◆ **DIRECTIVE**
Below is a listing to write out in full, exactly as given, without its pictures.

◆ **SOURCE MATERIAL**
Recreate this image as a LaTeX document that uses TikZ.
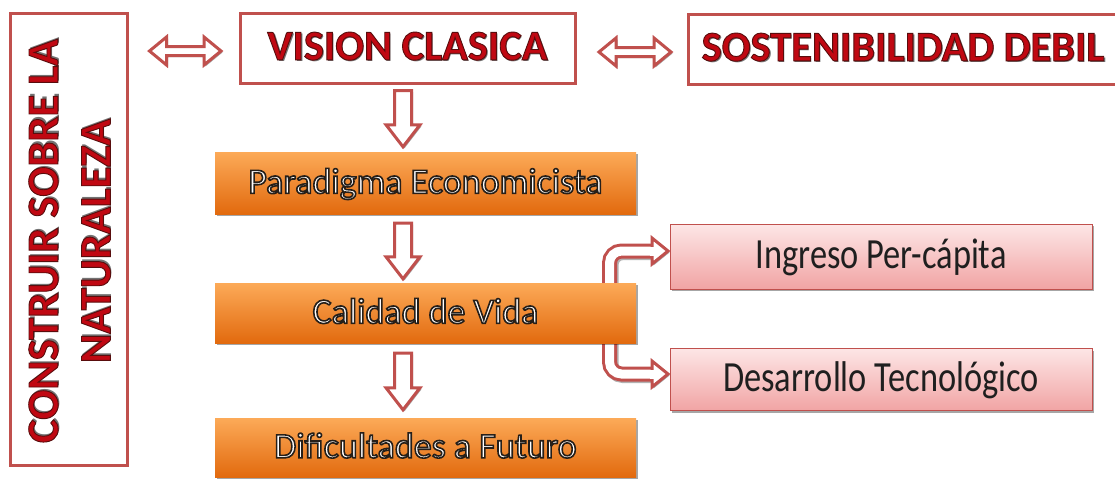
\documentclass[tikz,border=0pt]{standalone}
\usepackage{fontspec}
\setmainfont{Carlito}
\usetikzlibrary{calc,shadows}
\pgfdeclarelayer{bg}
\pgfsetlayers{bg,main}
\definecolor{bord}{RGB}{192,80,77}
\definecolor{headred}{RGB}{192,8,18}
\definecolor{orTop}{RGB}{252,170,88}
\definecolor{orBot}{RGB}{226,106,14}
\definecolor{pkTop}{RGB}{253,230,230}
\definecolor{pkBot}{RGB}{241,164,164}
% red text with dark edge (fill + stroke render mode) and a grey shadow
\newcommand\shtext[1]{\makebox[0pt][l]{\hspace*{1.6pt}\raisebox{-1.6pt}{\color{black!55}#1}}{\color{headred}\special{pdf:literal direct 2 Tr 0.9 w 0.35 0.05 0.05 RG}#1\special{pdf:literal direct 0 Tr}}}
% white text with dark outline
\newcommand\outtext[1]{{\color{white}\special{pdf:literal direct 2 Tr 1.6 w 0.15 0.12 0.1 RG}#1\special{pdf:literal direct 0 Tr}}}
\newcommand\pktext[1]{\scalebox{1}[1.25]{\color{black!88}#1}}
\newcommand\downblk[2]{%
 \path[blk] let \p1=#1, \p2=#2 in (\x1-8.5pt,\y1) -- (\x1+8.5pt,\y1) -- (\x1+8.5pt,\y2+22pt) -- (\x1+17pt,\y2+22pt) -- (\x1,\y2) -- (\x1-17pt,\y2+22pt) -- (\x1-8.5pt,\y2+22pt) -- cycle;}
\newcommand\dblblk[2]{%
 \path[blk] let \p1=#1, \p2=#2 in (\x1,\y1) -- (\x1+17pt,\y1+14pt) -- (\x1+17pt,\y1+4.5pt) -- (\x2-17pt,\y1+4.5pt) -- (\x2-17pt,\y1+14pt) -- (\x2,\y1) -- (\x2-17pt,\y1-14pt) -- (\x2-17pt,\y1-4.5pt) -- (\x1+17pt,\y1-4.5pt) -- (\x1+17pt,\y1-14pt) -- cycle;}
\newcommand\headblk[1]{%
 \path[blk] let \p1=#1 in (\x1,\y1) -- (\x1-16pt,\y1+13pt) -- (\x1-16pt,\y1-13pt) -- cycle;}
\tikzset{
 hbox/.style={draw=bord, line width=3pt, fill=white, inner sep=0pt,
   drop shadow={shadow xshift=1.5pt, shadow yshift=-1.5pt, opacity=0.45, fill=black}},
 orbox/.style={top color=orTop, bottom color=orBot, inner sep=0pt, minimum width=421pt,
   drop shadow={shadow xshift=2pt, shadow yshift=-2pt, opacity=0.35, fill=black},
   font=\fontsize{36}{40}\selectfont, text height=24pt, text depth=3.2pt},
 pkbox/.style={top color=pkTop, bottom color=pkBot, draw=bord, line width=1pt, inner sep=0pt,
   minimum width=422pt,
   drop shadow={shadow xshift=2pt, shadow yshift=-2pt, opacity=0.35, fill=black},
   font=\fontsize{34.4}{40}\selectfont, text height=26.4pt, text depth=3.2pt},
 headfont/.style={font=\bfseries\fontsize{42.5}{48}\selectfont, text height=27pt, text depth=3.2pt},
 blk/.style={fill=white, draw=bord, line width=3pt,
   drop shadow={shadow xshift=1.5pt, shadow yshift=-1.5pt, opacity=0.35, fill=black}},
 bentout/.style={draw=bord, line width=15pt, rounded corners=12pt},
 bentin/.style={draw=white, line width=9pt, rounded corners=12pt},
 bentshadow/.style={draw=black, opacity=0.3, line width=15pt, rounded corners=12pt}
}
\begin{document}
\begin{tikzpicture}[x=1pt,y=-1pt]
\useasboundingbox (0,0) rectangle (1115,485);
\begin{pgfonlayer}{bg}
\fill[white] (0,0) rectangle (1115,485);
\end{pgfonlayer}

% left box
\node[hbox, minimum width=117pt, minimum height=452pt] (L) at (68.5,239) {};
\node[rotate=90, align=center, inner sep=0pt,
      font=\bfseries\fontsize{44.5}{52.5}\selectfont] (Lt) at (70.5,241)
      {\shtext{CONSTRUIR SOBRE LA}\\\shtext{NATURALEZA}};

% top boxes
\node[hbox, headfont, minimum width=335pt, minimum height=70pt] (VC) at (407.5,48) {\shtext{VISION CLASICA}};
\node[hbox, headfont, minimum width=430pt, minimum height=70pt] (SD) at (903,49) {\shtext{SOSTENIBILIDAD DEBIL}};

% orange boxes
\node[orbox, minimum height=62pt] (P) at (425.5,183) {\outtext{Paradigma Economicista}};
\node[orbox, minimum height=60pt] (C) at (425.5,313) {\outtext{Calidad de Vida}};
\node[orbox, minimum height=59pt] (D) at (425.5,447.5) {\outtext{Dificultades a Futuro}};

% pink boxes
\node[pkbox, minimum height=65pt] (I) at (881,256.5) {\pktext{Ingreso Per-cápita}};
\node[pkbox, minimum height=62pt] (T) at (881,379.5) {\pktext{Desarrollo Tecnológico}};

% helper coordinates
\coordinate (ax) at (403,0);
\coordinate (rowA) at (0,51);
\coordinate (rowB) at (0,52);
\coordinate (bx) at (609.5,0);

% double arrows
\dblblk{($(L.east|-rowA)+(21,0)$)}{($(VC.west|-rowA)+(-17.5,0)$)}
\dblblk{($(VC.east|-rowB)+(22.5,0)$)}{($(SD.west|-rowB)+(-15.5,0)$)}

% down arrows
\downblk{($(ax|-VC.south)+(0,6)$)}{($(ax|-P.north)+(0,-5)$)}
\downblk{($(ax|-P.south)+(0,9)$)}{($(ax|-C.north)+(0,-4)$)}
\downblk{($(ax|-C.south)+(0,10)$)}{($(ax|-D.north)+(0,-8)$)}

% bent arrows (behind the boxes)
\begin{pgfonlayer}{bg}
\path[bentshadow, transform canvas={shift={(1.5pt,-1.5pt)}}] ($(bx|-C.north)+(0,20)$) -- ($(bx|-I.west)+(0,-5.5)$) -- ($(I.west)+(-16.5,-5.5)$);
\path[bentshadow, transform canvas={shift={(1.5pt,-1.5pt)}}] ($(bx|-C.south)+(0,-20)$) -- ($(bx|-T.west)+(0,-5.5)$) -- ($(T.west)+(-16.5,-5.5)$);
\path[bentout] ($(bx|-C.north)+(0,20)$) -- ($(bx|-I.west)+(0,-5.5)$) -- ($(I.west)+(-16.5,-5.5)$);
\path[bentin] ($(bx|-C.north)+(0,20)$) -- ($(bx|-I.west)+(0,-5.5)$) -- ($(I.west)+(-16.5,-5.5)$);
\path[bentout] ($(bx|-C.south)+(0,-20)$) -- ($(bx|-T.west)+(0,-5.5)$) -- ($(T.west)+(-16.5,-5.5)$);
\path[bentin] ($(bx|-C.south)+(0,-20)$) -- ($(bx|-T.west)+(0,-5.5)$) -- ($(T.west)+(-16.5,-5.5)$);
\headblk{($(I.west)+(-1.5,-5.5)$)}
\headblk{($(T.west)+(-1.5,-5.5)$)}
\draw[white, line width=9pt] ($(I.west)+(-20,-5.5)$) -- ($(I.west)+(-15,-5.5)$);
\draw[white, line width=9pt] ($(T.west)+(-20,-5.5)$) -- ($(T.west)+(-15,-5.5)$);
\end{pgfonlayer}
\end{tikzpicture}
\end{document}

◆ **FULL RESPONSE**
Recreate this image as a LaTeX document that uses TikZ.
\documentclass[tikz,border=0pt]{standalone}
\usepackage{fontspec}
\setmainfont{Carlito}
\usetikzlibrary{calc,shadows}
\pgfdeclarelayer{bg}
\pgfsetlayers{bg,main}
\definecolor{bord}{RGB}{192,80,77}
\definecolor{headred}{RGB}{192,8,18}
\definecolor{orTop}{RGB}{252,170,88}
\definecolor{orBot}{RGB}{226,106,14}
\definecolor{pkTop}{RGB}{253,230,230}
\definecolor{pkBot}{RGB}{241,164,164}
% red text with dark edge (fill + stroke render mode) and a grey shadow
\newcommand\shtext[1]{\makebox[0pt][l]{\hspace*{1.6pt}\raisebox{-1.6pt}{\color{black!55}#1}}{\color{headred}\special{pdf:literal direct 2 Tr 0.9 w 0.35 0.05 0.05 RG}#1\special{pdf:literal direct 0 Tr}}}
% white text with dark outline
\newcommand\outtext[1]{{\color{white}\special{pdf:literal direct 2 Tr 1.6 w 0.15 0.12 0.1 RG}#1\special{pdf:literal direct 0 Tr}}}
\newcommand\pktext[1]{\scalebox{1}[1.25]{\color{black!88}#1}}
\newcommand\downblk[2]{%
 \path[blk] let \p1=#1, \p2=#2 in (\x1-8.5pt,\y1) -- (\x1+8.5pt,\y1) -- (\x1+8.5pt,\y2+22pt) -- (\x1+17pt,\y2+22pt) -- (\x1,\y2) -- (\x1-17pt,\y2+22pt) -- (\x1-8.5pt,\y2+22pt) -- cycle;}
\newcommand\dblblk[2]{%
 \path[blk] let \p1=#1, \p2=#2 in (\x1,\y1) -- (\x1+17pt,\y1+14pt) -- (\x1+17pt,\y1+4.5pt) -- (\x2-17pt,\y1+4.5pt) -- (\x2-17pt,\y1+14pt) -- (\x2,\y1) -- (\x2-17pt,\y1-14pt) -- (\x2-17pt,\y1-4.5pt) -- (\x1+17pt,\y1-4.5pt) -- (\x1+17pt,\y1-14pt) -- cycle;}
\newcommand\headblk[1]{%
 \path[blk] let \p1=#1 in (\x1,\y1) -- (\x1-16pt,\y1+13pt) -- (\x1-16pt,\y1-13pt) -- cycle;}
\tikzset{
 hbox/.style={draw=bord, line width=3pt, fill=white, inner sep=0pt,
   drop shadow={shadow xshift=1.5pt, shadow yshift=-1.5pt, opacity=0.45, fill=black}},
 orbox/.style={top color=orTop, bottom color=orBot, inner sep=0pt, minimum width=421pt,
   drop shadow={shadow xshift=2pt, shadow yshift=-2pt, opacity=0.35, fill=black},
   font=\fontsize{36}{40}\selectfont, text height=24pt, text depth=3.2pt},
 pkbox/.style={top color=pkTop, bottom color=pkBot, draw=bord, line width=1pt, inner sep=0pt,
   minimum width=422pt,
   drop shadow={shadow xshift=2pt, shadow yshift=-2pt, opacity=0.35, fill=black},
   font=\fontsize{34.4}{40}\selectfont, text height=26.4pt, text depth=3.2pt},
 headfont/.style={font=\bfseries\fontsize{42.5}{48}\selectfont, text height=27pt, text depth=3.2pt},
 blk/.style={fill=white, draw=bord, line width=3pt,
   drop shadow={shadow xshift=1.5pt, shadow yshift=-1.5pt, opacity=0.35, fill=black}},
 bentout/.style={draw=bord, line width=15pt, rounded corners=12pt},
 bentin/.style={draw=white, line width=9pt, rounded corners=12pt},
 bentshadow/.style={draw=black, opacity=0.3, line width=15pt, rounded corners=12pt}
}
\begin{document}
\begin{tikzpicture}[x=1pt,y=-1pt]
\useasboundingbox (0,0) rectangle (1115,485);
\begin{pgfonlayer}{bg}
\fill[white] (0,0) rectangle (1115,485);
\end{pgfonlayer}

% left box
\node[hbox, minimum width=117pt, minimum height=452pt] (L) at (68.5,239) {};
\node[rotate=90, align=center, inner sep=0pt,
      font=\bfseries\fontsize{44.5}{52.5}\selectfont] (Lt) at (70.5,241)
      {\shtext{CONSTRUIR SOBRE LA}\\\shtext{NATURALEZA}};

% top boxes
\node[hbox, headfont, minimum width=335pt, minimum height=70pt] (VC) at (407.5,48) {\shtext{VISION CLASICA}};
\node[hbox, headfont, minimum width=430pt, minimum height=70pt] (SD) at (903,49) {\shtext{SOSTENIBILIDAD DEBIL}};

% orange boxes
\node[orbox, minimum height=62pt] (P) at (425.5,183) {\outtext{Paradigma Economicista}};
\node[orbox, minimum height=60pt] (C) at (425.5,313) {\outtext{Calidad de Vida}};
\node[orbox, minimum height=59pt] (D) at (425.5,447.5) {\outtext{Dificultades a Futuro}};

% pink boxes
\node[pkbox, minimum height=65pt] (I) at (881,256.5) {\pktext{Ingreso Per-cápita}};
\node[pkbox, minimum height=62pt] (T) at (881,379.5) {\pktext{Desarrollo Tecnológico}};

% helper coordinates
\coordinate (ax) at (403,0);
\coordinate (rowA) at (0,51);
\coordinate (rowB) at (0,52);
\coordinate (bx) at (609.5,0);

% double arrows
\dblblk{($(L.east|-rowA)+(21,0)$)}{($(VC.west|-rowA)+(-17.5,0)$)}
\dblblk{($(VC.east|-rowB)+(22.5,0)$)}{($(SD.west|-rowB)+(-15.5,0)$)}

% down arrows
\downblk{($(ax|-VC.south)+(0,6)$)}{($(ax|-P.north)+(0,-5)$)}
\downblk{($(ax|-P.south)+(0,9)$)}{($(ax|-C.north)+(0,-4)$)}
\downblk{($(ax|-C.south)+(0,10)$)}{($(ax|-D.north)+(0,-8)$)}

% bent arrows (behind the boxes)
\begin{pgfonlayer}{bg}
\path[bentshadow, transform canvas={shift={(1.5pt,-1.5pt)}}] ($(bx|-C.north)+(0,20)$) -- ($(bx|-I.west)+(0,-5.5)$) -- ($(I.west)+(-16.5,-5.5)$);
\path[bentshadow, transform canvas={shift={(1.5pt,-1.5pt)}}] ($(bx|-C.south)+(0,-20)$) -- ($(bx|-T.west)+(0,-5.5)$) -- ($(T.west)+(-16.5,-5.5)$);
\path[bentout] ($(bx|-C.north)+(0,20)$) -- ($(bx|-I.west)+(0,-5.5)$) -- ($(I.west)+(-16.5,-5.5)$);
\path[bentin] ($(bx|-C.north)+(0,20)$) -- ($(bx|-I.west)+(0,-5.5)$) -- ($(I.west)+(-16.5,-5.5)$);
\path[bentout] ($(bx|-C.south)+(0,-20)$) -- ($(bx|-T.west)+(0,-5.5)$) -- ($(T.west)+(-16.5,-5.5)$);
\path[bentin] ($(bx|-C.south)+(0,-20)$) -- ($(bx|-T.west)+(0,-5.5)$) -- ($(T.west)+(-16.5,-5.5)$);
\headblk{($(I.west)+(-1.5,-5.5)$)}
\headblk{($(T.west)+(-1.5,-5.5)$)}
\draw[white, line width=9pt] ($(I.west)+(-20,-5.5)$) -- ($(I.west)+(-15,-5.5)$);
\draw[white, line width=9pt] ($(T.west)+(-20,-5.5)$) -- ($(T.west)+(-15,-5.5)$);
\end{pgfonlayer}
\end{tikzpicture}
\end{document}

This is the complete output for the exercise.